# bollywood song lyrics with meanings



## iinfi (May 4, 2008)

is there any site which givs the lyrics of bollywood songs along with the word to  word meanings.


----------



## dOm1naTOr (May 4, 2008)

why do u need meanings yaar? hindi is easy enuf na?


----------



## iinfi (May 5, 2008)

not for me yaar .... i need it for someone else


----------



## Ethan_Hunt (May 5, 2008)

None I guess.Mostly they have assorted lyrics but meanings are rarely attached.BTW do you mean it's direct hindi translation or any other language?
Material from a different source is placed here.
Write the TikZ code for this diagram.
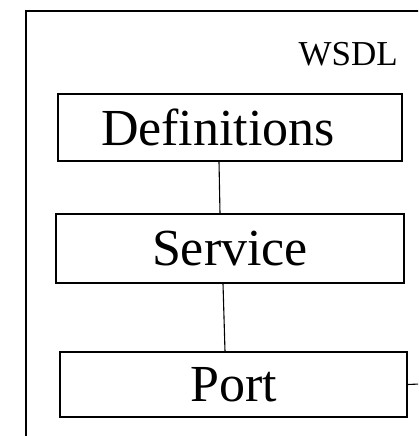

I didn't get exactly what aspect of 'meaning' are you refering to.


----------



## iinfi (May 6, 2008)

english translation


----------



## Rockstar11 (May 6, 2008)

English translation of hindi movie songs.
*www.bollywoodlyrics.com/categories/english.asp


----------



## Kl@w-24 (May 6, 2008)

Do most Bollywood songs *have* any meaning???


----------



## blackpearl (May 6, 2008)

abh1shek said:


> Do most Bollywood songs *have* any meaning???



Right. Just ignore the meaning. they are all nonsesne.


----------



## iinfi (May 8, 2008)

thank you ....


----------